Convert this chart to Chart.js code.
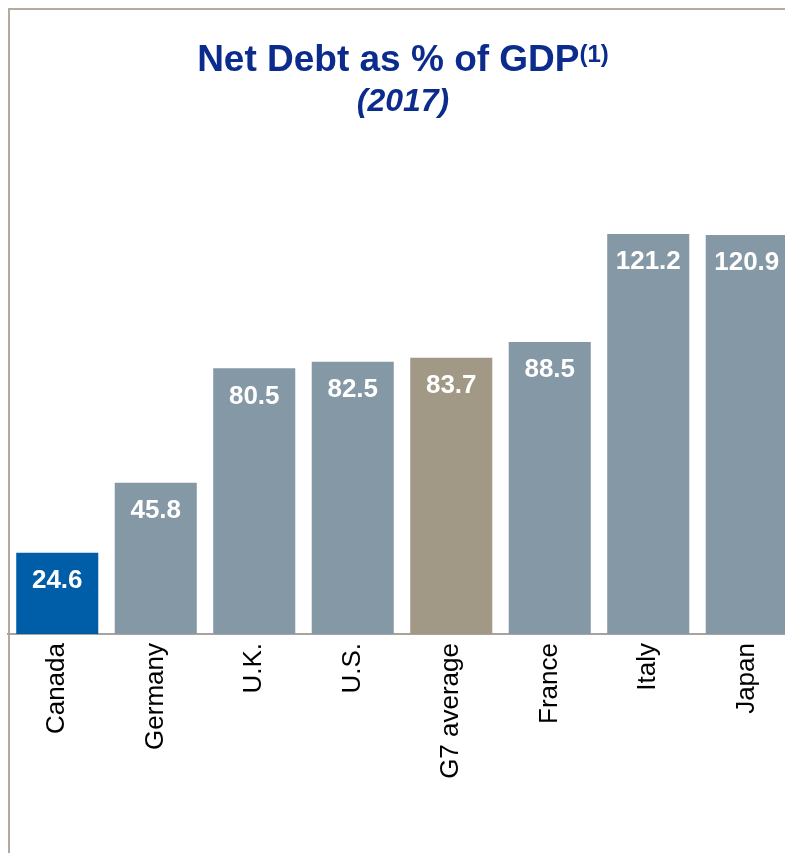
<!DOCTYPE html>
<html>
<head>
<meta charset="utf-8">
<script src="https://cdn.jsdelivr.net/npm/chart.js@4/dist/chart.umd.min.js"></script>
<style>
  html, body { margin: 0; padding: 0; background: #fff; overflow: hidden; }
  body { width: 785px; height: 853px; position: relative; font-family: "Liberation Sans", Arial, sans-serif; }
  #frame { position: absolute; left: 8px; top: 8px; right: -10px; bottom: -10px;
           border-top: 2px solid #B3AB9E; border-left: 2px solid #B3AB9E; }
  .title { position: absolute; left: 0; width: 806px; text-align: center; color: #0B2C8C; font-weight: bold; white-space: nowrap; }
  #t1 { top: 40px; font-size: 37px; line-height: 37px; }
  #t1 span { font-size: 24px; position: relative; top: -9px; }
  #t2 { top: 84px; font-size: 32px; line-height: 32px; font-style: italic; }
  #chart { position: absolute; left: 0; top: 0; }
</style>
</head>
<body>
<div id="frame"></div>
<canvas id="chart" width="796" height="853"></canvas>
<div class="title" id="t1">Net Debt as % of GDP<span>(1)</span></div>
<div class="title" id="t2">(2017)</div>
<script>
// Chart data
const countries = ['Canada', 'Germany', 'U.K.', 'U.S.', 'G7 average', 'France', 'Italy', 'Japan'];
const netDebt = [24.6, 45.8, 80.5, 82.5, 83.7, 88.5, 121.2, 120.9];

// Canada highlighted, G7 average in tan, rest grey
const barColors = countries.map(c => {
  if (c === 'Canada') return '#005EA8';
  if (c === 'G7 average') return '#A19886';
  return '#8498A5';
});

// White value labels inside top of each bar
const valueLabels = {
  id: 'valueLabels',
  afterDatasetsDraw(chart) {
    const ctx = chart.ctx;
    const meta = chart.getDatasetMeta(0);
    ctx.save();
    ctx.fillStyle = '#ffffff';
    ctx.font = 'bold 26px "Liberation Sans", Arial, sans-serif';
    ctx.textAlign = 'center';
    ctx.textBaseline = 'middle';
    meta.data.forEach((bar, i) => {
      ctx.fillText(netDebt[i].toFixed(1), bar.x, bar.y + 28);
    });
    ctx.restore();
  }
};

new Chart('chart', {
  type: 'bar',
  data: {
    labels: countries,
    datasets: [{
      data: netDebt,
      backgroundColor: barColors,
      borderWidth: 0,
      barPercentage: 0.833,
      categoryPercentage: 1
    }]
  },
  options: {
    responsive: false,
    animation: false,
    layout: { padding: { left: 8, top: 139, right: 0, bottom: 0 } },
    plugins: { legend: { display: false }, tooltip: { enabled: false } },
    scales: {
      y: { display: false, min: 0, max: 150 },
      x: {
        grid: { display: false },
        border: { color: '#A8A39C', width: 2 },
        ticks: {
          autoSkip: false,
          maxRotation: 90,
          minRotation: 90,
          padding: 1,
          color: '#000000',
          font: { family: '"Liberation Sans", Arial, sans-serif', size: 26 }
        },
        afterFit(scale) { scale.height = 219; }
      }
    }
  },
  plugins: [valueLabels]
});
</script>
</body>
</html>
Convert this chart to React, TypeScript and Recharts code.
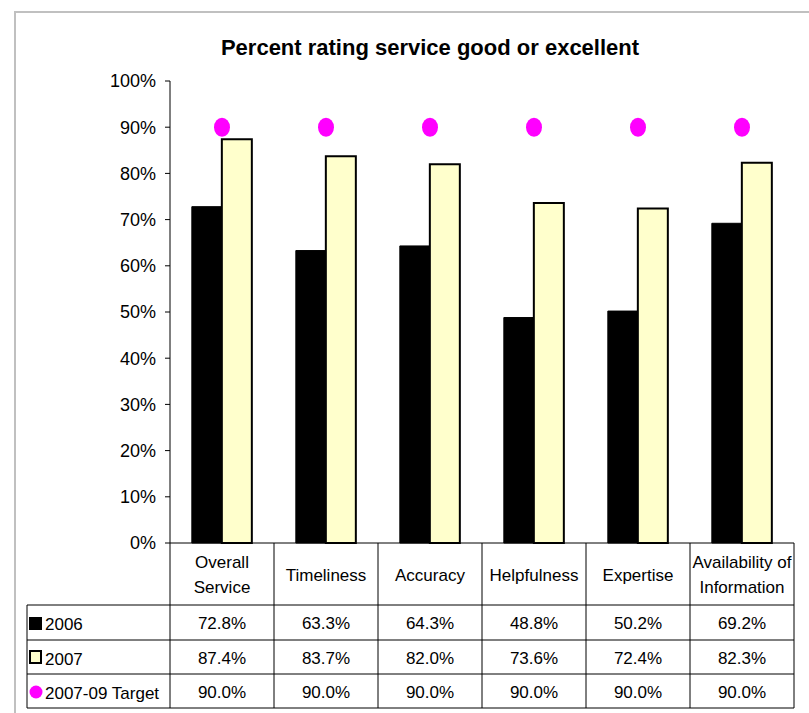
import React from "react";
import { ComposedChart, Bar, Line, XAxis, YAxis } from "recharts";

const categories = [
  "Overall Service",
  "Timeliness",
  "Accuracy",
  "Helpfulness",
  "Expertise",
  "Availability of Information",
];
const categoryLines = [
  ["Overall", "Service"],
  ["Timeliness"],
  ["Accuracy"],
  ["Helpfulness"],
  ["Expertise"],
  ["Availability of", "Information"],
];
const values2006 = [72.8, 63.3, 64.3, 48.8, 50.2, 69.2];
const values2007 = [87.4, 83.7, 82.0, 73.6, 72.4, 82.3];
const target = [90, 90, 90, 90, 90, 90];
const yTicks = [0, 10, 20, 30, 40, 50, 60, 70, 80, 90, 100];
const seriesNames = ["2006", "2007", "2007-09 Target"];
const title = "Percent rating service good or excellent";

const W = 809;
const H = 713;
const PLOT_LEFT = 170;
const PLOT_RIGHT = 794;
const PLOT_TOP = 81;
const PLOT_BOTTOM = 543;
const COL_W = (PLOT_RIGHT - PLOT_LEFT) / categories.length;
const TABLE_LEFT = 27;
const ROW_LINES = [605, 640, 674, 708];
const FONT = "Arial, 'Liberation Sans', sans-serif";

const data = categories.map((c, i) => ({
  name: c,
  v2006: values2006[i],
  v2007: values2007[i],
  target: target[i],
}));

const fmt = (v: number) => v.toFixed(1) + "%";

const CatTick = (props: any) => {
  const { x, payload } = props;
  const idx = categories.indexOf(payload.value);
  const lines = categoryLines[idx] || [payload.value];
  const headerCenter = (PLOT_BOTTOM + ROW_LINES[0]) / 2 + 1;
  const rows = [values2006[idx], values2007[idx], target[idx]];
  return (
    <g>
      {lines.map((l, i) => (
        <text
          key={i}
          x={x}
          y={headerCenter + (i - (lines.length - 1) / 2) * 25}
          dy="0.35em"
          textAnchor="middle"
          fontSize={17}
          fontFamily={FONT}
          fill="#000"
        >
          {l}
        </text>
      ))}
      {rows.map((v, r) => (
        <text
          key={"r" + r}
          x={x}
          y={(ROW_LINES[r] + ROW_LINES[r + 1]) / 2 + 1}
          dy="0.35em"
          textAnchor="middle"
          fontSize={17}
          fontFamily={FONT}
          fill="#000"
        >
          {fmt(v)}
        </text>
      ))}
      <line
        x1={x + COL_W / 2}
        x2={x + COL_W / 2}
        y1={PLOT_BOTTOM}
        y2={ROW_LINES[3]}
        stroke="#000"
        strokeWidth={1}
      />
      {idx === 0 && (
        <line
          x1={x - COL_W / 2}
          x2={x - COL_W / 2}
          y1={PLOT_BOTTOM}
          y2={ROW_LINES[3]}
          stroke="#000"
          strokeWidth={1}
        />
      )}
    </g>
  );
};

const TargetDot = (props: any) => {
  const { cx, cy, index } = props;
  if (cx == null || cy == null) return <g key={"d" + index} />;
  return <ellipse key={"d" + index} cx={cx} cy={cy} rx={8} ry={9.5} fill="#FF00FF" />;
};

export default function App() {
  return (
    <div
      style={{
        position: "absolute",
        left: 0,
        top: 0,
        width: W,
        height: H,
        background: "#fff",
        overflow: "hidden",
      }}
    >
      <div
        style={{
          position: "absolute",
          left: 14,
          top: 11,
          width: W,
          height: H,
          borderLeft: "2px solid #c0c0c0",
          borderTop: "2px solid #c0c0c0",
        }}
      />
      <div style={{ position: "absolute", left: 0, top: 0 }}>
        <ComposedChart
          width={W}
          height={H}
          data={data}
          margin={{ top: PLOT_TOP, right: W - PLOT_RIGHT, left: PLOT_LEFT - 70, bottom: 5 }}
          barCategoryGap="21%"
          barGap={0}
        >
          <XAxis
            dataKey="name"
            interval={0}
            tickLine={false}
            axisLine={{ stroke: "#000", strokeWidth: 1 }}
            height={H - PLOT_BOTTOM - 5}
            tick={<CatTick />}
          />
          <YAxis
            width={70}
            domain={[0, 100]}
            ticks={yTicks}
            tickFormatter={(v: number) => v + "%"}
            axisLine={{ stroke: "#000", strokeWidth: 1 }}
            tickLine={{ stroke: "#000", strokeWidth: 1 }}
            tickSize={5}
            tickMargin={9}
            tick={{ fontSize: 18, fontFamily: FONT, fill: "#000" }}
            interval={0}
          />
          <Bar dataKey="v2006" name={seriesNames[0]} fill="#000000" stroke="#000" strokeWidth={1} isAnimationActive={false} />
          <Bar dataKey="v2007" name={seriesNames[1]} fill="#FFFFCC" stroke="#000" strokeWidth={2} isAnimationActive={false} />
          <Line
            dataKey="target"
            name={seriesNames[2]}
            stroke="none"
            dot={<TargetDot />}
            activeDot={false}
            isAnimationActive={false}
          />
        </ComposedChart>
      </div>
      <svg
        width={W}
        height={H}
        style={{ position: "absolute", left: 0, top: 0, pointerEvents: "none" }}
      >
        <text
          x={430}
          y={47}
          dy="0.35em"
          textAnchor="middle"
          fontSize={22}
          fontWeight="bold"
          fontFamily={FONT}
          fill="#000"
        >
          {title}
        </text>
        {ROW_LINES.map((y, i) => (
          <line key={i} x1={TABLE_LEFT} x2={PLOT_RIGHT} y1={y} y2={y} stroke="#000" strokeWidth={1} />
        ))}
        <line x1={TABLE_LEFT} x2={TABLE_LEFT} y1={ROW_LINES[0]} y2={ROW_LINES[3]} stroke="#000" strokeWidth={1} />
        <rect x={29} y={617} width={13} height={13} fill="#000" />
        <rect x={30} y={651} width={11} height={12} fill="#FFFFCC" stroke="#000" strokeWidth={2} />
        <circle cx={36} cy={692} r={6.5} fill="#FF00FF" />
        {seriesNames.map((s, r) => (
          <text
            key={s}
            x={45}
            y={(ROW_LINES[r] + ROW_LINES[r + 1]) / 2 + 2}
            dy="0.35em"
            fontSize={17}
            fontFamily={FONT}
            fill="#000"
          >
            {s}
          </text>
        ))}
      </svg>
    </div>
  );
}
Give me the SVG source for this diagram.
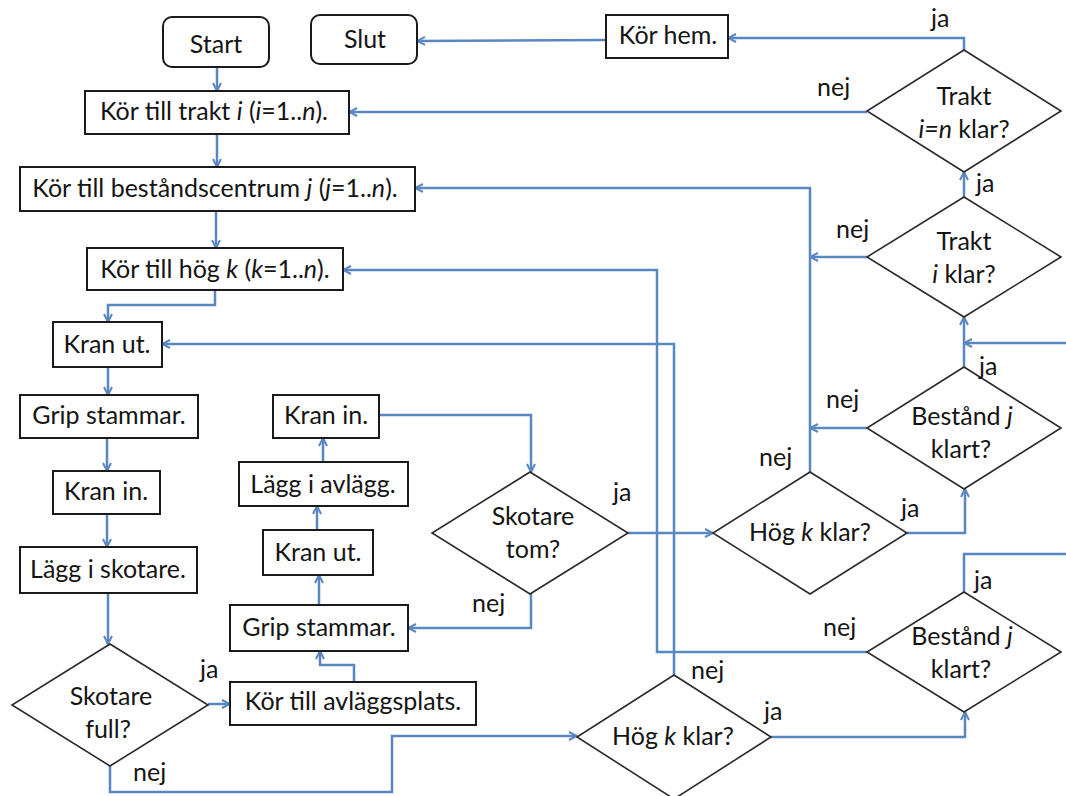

-=-=-=-=-

• _Given task_
Go to the line containing "Convert this chart to React, TypeScript" and copy exactly from there through the line containing "const fmt = (v: number)", both included, and nothing more. Pictures are excluded.

• _Response_
Convert this chart to React, TypeScript and Recharts code.
import React from "react";
import { ComposedChart, Bar, Line, XAxis, YAxis } from "recharts";

const categories = [
  "Overall Service",
  "Timeliness",
  "Accuracy",
  "Helpfulness",
  "Expertise",
  "Availability of Information",
];
const categoryLines = [
  ["Overall", "Service"],
  ["Timeliness"],
  ["Accuracy"],
  ["Helpfulness"],
  ["Expertise"],
  ["Availability of", "Information"],
];
const values2006 = [72.8, 63.3, 64.3, 48.8, 50.2, 69.2];
const values2007 = [87.4, 83.7, 82.0, 73.6, 72.4, 82.3];
const target = [90, 90, 90, 90, 90, 90];
const yTicks = [0, 10, 20, 30, 40, 50, 60, 70, 80, 90, 100];
const seriesNames = ["2006", "2007", "2007-09 Target"];
const title = "Percent rating service good or excellent";

const W = 809;
const H = 713;
const PLOT_LEFT = 170;
const PLOT_RIGHT = 794;
const PLOT_TOP = 81;
const PLOT_BOTTOM = 543;
const COL_W = (PLOT_RIGHT - PLOT_LEFT) / categories.length;
const TABLE_LEFT = 27;
const ROW_LINES = [605, 640, 674, 708];
const FONT = "Arial, 'Liberation Sans', sans-serif";

const data = categories.map((c, i) => ({
  name: c,
  v2006: values2006[i],
  v2007: values2007[i],
  target: target[i],
}));

const fmt = (v: number) => v.toFixed(1) + "%";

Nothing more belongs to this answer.